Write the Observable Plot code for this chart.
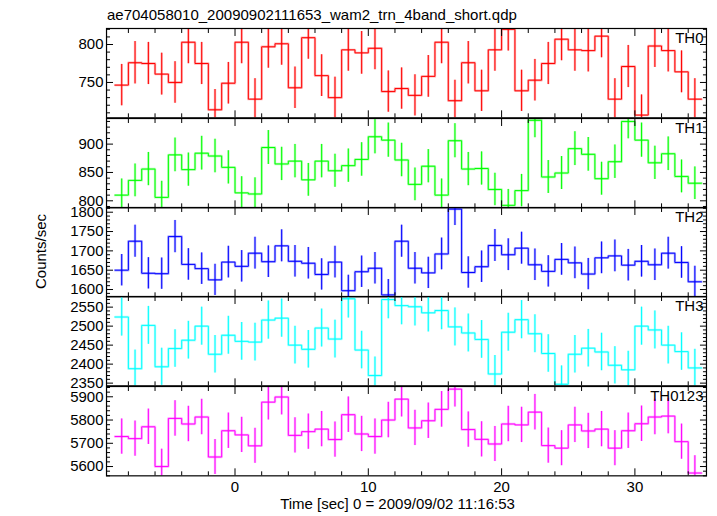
<!DOCTYPE html>
<html><head><meta charset="utf-8">
<script src="https://cdn.jsdelivr.net/npm/d3@7"></script>
<script src="https://cdn.jsdelivr.net/npm/@observablehq/plot@0.6"></script>
<style>
html,body{margin:0;padding:0;background:#fff;}
#chart{position:relative;width:717px;height:516px;overflow:hidden;background:#fff;font-family:"Liberation Sans",Arial,Helvetica,sans-serif;}
#chart svg{position:absolute;left:0;}
</style></head><body><div id="chart"></div>
<script>
// ---- data (bin centres, 1 s bins) ----
const times = [-8.5,-7.5,-6.5,-5.5,-4.5,-3.5,-2.5,-1.5,-0.5,0.5,1.5,2.5,3.5,4.5,5.5,6.5,7.5,8.5,9.5,10.5,11.5,12.5,13.5,14.5,15.5,16.5,17.5,18.5,19.5,20.5,21.5,22.5,23.5,24.5,25.5,26.5,27.5,28.5,29.5,30.5,31.5,32.5,33.5,34.5];
const binWidth = 1;

const th0 = [746.5,776,775,761,750,803,775,714,749,803,728,797,801,743,809,759,730,793,789,795,738,742,733,758,803,726,776,739,793,820,739,753,775,807,793,792,811,728,771,707,798,792,764,728];
const th0Err = [27.3,27.9,27.8,27.6,27.4,28.3,27.8,26.7,27.4,28.3,27.0,28.2,28.3,27.3,28.4,27.5,27.0,28.2,28.1,28.2,27.2,27.2,27.1,27.5,28.3,26.9,27.9,27.2,28.2,28.6,27.2,27.4,27.8,28.4,28.2,28.1,28.5,27.0,27.8,26.6,28.2,28.1,27.6,27.0];

const th1 = [810,836,856,806,881,855,884,879,859,814,812,894,865,870,837,870,853,862,873,913,907,872,829,861,810,906,856,857,820,792,818,942,842,849,892,882,839,869,940,907,867,883,843,831];
const th1Err = [28.5,28.9,29.3,28.4,29.7,29.2,29.7,29.6,29.3,28.5,28.5,29.9,29.4,29.5,28.9,29.5,29.2,29.4,29.5,30.2,30.1,29.5,28.8,29.3,28.5,30.1,29.3,29.3,28.6,28.1,28.6,30.7,29.0,29.1,29.9,29.7,29.0,29.5,30.7,30.1,29.4,29.7,29.0,28.8];

const th2 = [1650,1725,1642,1641,1737,1665,1654,1625,1671,1660,1694,1672,1713,1673,1668,1639,1671,1597,1646,1655,1586,1725,1655,1643,1692,1808,1644,1659,1714,1690,1707,1664,1647,1678,1669,1640,1682,1687,1663,1673,1664,1694,1670,1620];
const th2Err = [40.6,41.5,40.5,40.5,41.7,40.8,40.7,40.3,40.9,40.7,41.2,40.9,41.4,40.9,40.8,40.5,40.9,40.0,40.6,40.7,39.8,41.5,40.7,40.5,41.1,42.5,40.5,40.7,41.4,41.1,41.3,40.8,40.6,41.0,40.9,40.5,41.0,41.1,40.8,40.9,40.8,41.2,40.9,40.2];

const th3 = [2524,2388,2502,2393,2441,2463,2500,2426,2476,2460,2458,2516,2521,2450,2439,2495,2466,2572,2437,2370,2570,2554,2551,2535,2541,2498,2482,2465,2374,2484,2517,2480,2428,2347,2426,2442,2432,2397,2385,2500,2490,2450,2433,2390];
const th3Err = [50.2,48.9,50.0,48.9,49.4,49.6,50.0,49.3,49.8,49.6,49.6,50.2,50.2,49.5,49.4,49.9,49.7,50.7,49.4,48.7,50.7,50.5,50.5,50.3,50.4,50.0,49.8,49.6,48.7,49.8,50.2,49.8,49.3,48.4,49.3,49.4,49.3,49.0,48.8,50.0,49.9,49.5,49.3,48.9];

const th0123 = [5729,5720,5771,5600,5807,5783,5813,5641,5754,5736,5689,5877,5899,5734,5750,5761,5716,5823,5740,5729,5800,5890,5766,5797,5846,5933,5759,5717,5697,5783,5779,5834,5690,5679,5779,5753,5761,5679,5754,5784,5813,5817,5707,5572];
const th0123Err = [75.7,75.6,76.0,74.8,76.2,76.0,76.2,75.1,75.9,75.7,75.4,76.7,76.8,75.7,75.8,75.9,75.6,76.3,75.8,75.7,76.2,76.7,75.9,76.1,76.5,77.0,75.9,75.6,75.5,76.0,76.0,76.4,75.4,75.4,76.0,75.8,75.9,75.4,75.9,76.1,76.2,76.3,75.5,74.6];

const panelNames = ["TH0","TH1","TH2","TH3","TH0123"];
const panelColors = ["#ff0000","#00ff00","#0000ff","#00ffff","#ff00ff"];
const yDomains = [[703.4,821.1],[787.6,945.2],[1581.1,1812.2],[2342.9,2578],[5560,5944.3]];
const yMajorTicks = [[750,800],[800,850,900],[1600,1650,1700,1750,1800],[2350,2400,2450,2500,2550],[5600,5700,5800,5900]];
const yMinorStep = [10,10,10,10,20];
const xDomain = [-9.64, 35.37];
const xMajorTicks = [0,10,20,30];
const xMinorTicks = [-8,-6,-4,-2,2,4,6,8,12,14,16,18,22,24,26,28,32,34];
const titleText = "ae704058010_20090902111653_wam2_trn_4band_short.qdp";
const xLabelText = "Time [sec] 0 = 2009/09/02 11:16:53";
const yLabelText = "Counts/sec";

const series = [[th0,th0Err],[th1,th1Err],[th2,th2Err],[th3,th3Err],[th0123,th0123Err]];

// ---- layout ----
const W = 717, H = 516;
const frameLeft = 106, frameRight = 706;
const panelTop0 = 28.3, panelH = 89.34;
const FONT = "'Liberation Sans', Arial, Helvetica, sans-serif";
const chart = document.getElementById("chart");

series.forEach(([vals, errs], i) => {
  const last = i === series.length - 1;
  const color = panelColors[i];
  const rows = times.map((t, j) => ({t, v: vals[j], e: errs[j]}));
  const steps = rows.map(d => ({x: d.t - binWidth / 2, y: d.v}));
  steps.push({x: rows[rows.length - 1].t + binWidth / 2, y: rows[rows.length - 1].v});
  const [y0, y1] = yDomains[i];
  const minor = d3.range(Math.ceil(y0 / yMinorStep[i]) * yMinorStep[i], y1, yMinorStep[i]).filter(v => !yMajorTicks[i].includes(v));
  const mt = 20, mb = last ? 45 : 20;
  const svg = Plot.plot({
    width: W,
    height: panelH + mt + mb,
    marginLeft: frameLeft,
    marginRight: W - frameRight,
    marginTop: mt,
    marginBottom: mb,
    style: {background: "transparent", overflow: "visible", fontFamily: FONT, fontSize: "15px", color: "black"},
    x: {domain: xDomain},
    y: {domain: yDomains[i]},
    marks: [
      Plot.ruleX(rows, {x: "t", y1: d => d.v - d.e, y2: d => d.v + d.e, stroke: color, strokeWidth: 2.4, strokeOpacity: 0.3, clip: true}),
      Plot.line(steps, {x: "x", y: "y", curve: "step-after", stroke: color, strokeWidth: 2.4, strokeOpacity: 0.3, clip: true}),
      Plot.ruleX(rows, {x: "t", y1: d => d.v - d.e, y2: d => d.v + d.e, stroke: color, strokeWidth: 1, clip: true}),
      Plot.line(steps, {x: "x", y: "y", curve: "step-after", stroke: color, strokeWidth: 1, clip: true}),
      Plot.axisY(yMajorTicks[i], {anchor: "left", tickSize: -7, tickPadding: 10, tickFormat: "d", label: null, fontSize: 15}),
      Plot.axisY(minor, {anchor: "left", tickSize: -4, fill: "none", label: null}),
      Plot.axisY(yMajorTicks[i], {anchor: "right", tickSize: -7, fill: "none", label: null}),
      Plot.axisY(minor, {anchor: "right", tickSize: -4, fill: "none", label: null}),
      Plot.axisX(xMajorTicks, {anchor: "top", tickSize: -7, fill: "none", label: null}),
      Plot.axisX(xMinorTicks, {anchor: "top", tickSize: -4, fill: "none", label: null}),
      last
        ? Plot.axisX(xMajorTicks, {anchor: "bottom", tickSize: -7, tickPadding: 13, tickFormat: "d", label: null, fontSize: 15})
        : Plot.axisX(xMajorTicks, {anchor: "bottom", tickSize: -7, fill: "none", label: null}),
      Plot.axisX(xMinorTicks, {anchor: "bottom", tickSize: -4, fill: "none", label: null}),
      Plot.frame({stroke: "black", strokeWidth: 1.2}),
      Plot.text([panelNames[i]], {text: d => d, frameAnchor: "top-right", textAnchor: "end", lineAnchor: "top", dx: -3, dy: 3.5, fontSize: 15, fill: "black"})
    ]
  });
  svg.style.top = (panelTop0 + i * panelH - mt) + "px";
  chart.appendChild(svg);
});

// ---- title and axis labels ----
const overlay = d3.create("svg").attr("width", W).attr("height", H)
  .style("top", "0px").style("pointer-events", "none")
  .attr("font-family", FONT).attr("font-size", 15).attr("fill", "black");
overlay.append("text").attr("x", 107).attr("y", 20).text(titleText);
overlay.append("text").attr("x", 397.5).attr("y", 508.5).attr("text-anchor", "middle").text(xLabelText);
overlay.append("text").attr("transform", "translate(45.5,251.5) rotate(-90)").attr("text-anchor", "middle").text(yLabelText);
chart.appendChild(overlay.node());
</script></body></html>
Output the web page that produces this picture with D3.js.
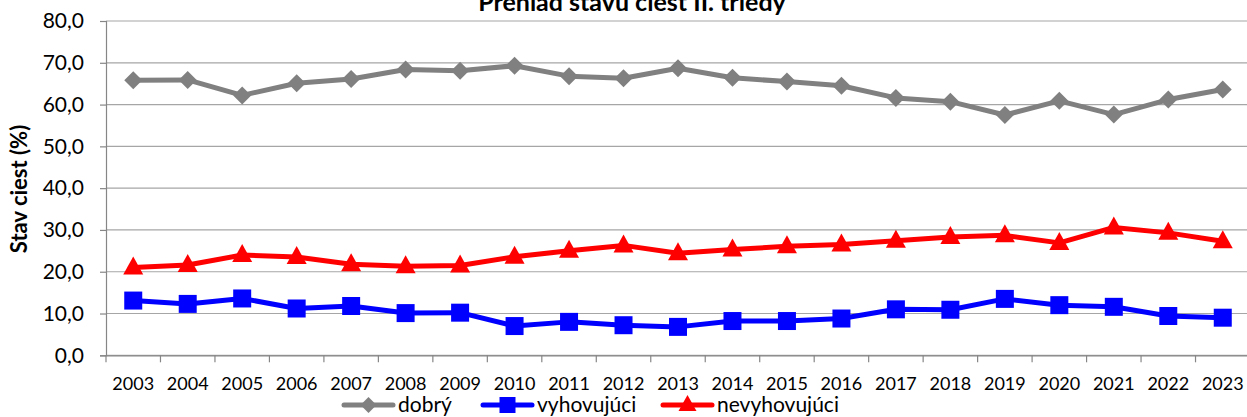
+ + +
# What the exercise asks
Pictures do not belong in the copy. Repeat only the lines from the top of the records through the line containing "const binWidth = 1;".

# Exercise answer
Write the Observable Plot code for this chart.
<!DOCTYPE html>
<html><head><meta charset="utf-8">
<script src="https://cdn.jsdelivr.net/npm/d3@7"></script>
<script src="https://cdn.jsdelivr.net/npm/@observablehq/plot@0.6"></script>
<style>
html,body{margin:0;padding:0;background:#fff;}
#chart{position:relative;width:717px;height:516px;overflow:hidden;background:#fff;font-family:"Liberation Sans",Arial,Helvetica,sans-serif;}
#chart svg{position:absolute;left:0;}
</style></head><body><div id="chart"></div>
<script>
// ---- data (bin centres, 1 s bins) ----
const times = [-8.5,-7.5,-6.5,-5.5,-4.5,-3.5,-2.5,-1.5,-0.5,0.5,1.5,2.5,3.5,4.5,5.5,6.5,7.5,8.5,9.5,10.5,11.5,12.5,13.5,14.5,15.5,16.5,17.5,18.5,19.5,20.5,21.5,22.5,23.5,24.5,25.5,26.5,27.5,28.5,29.5,30.5,31.5,32.5,33.5,34.5];
const binWidth = 1;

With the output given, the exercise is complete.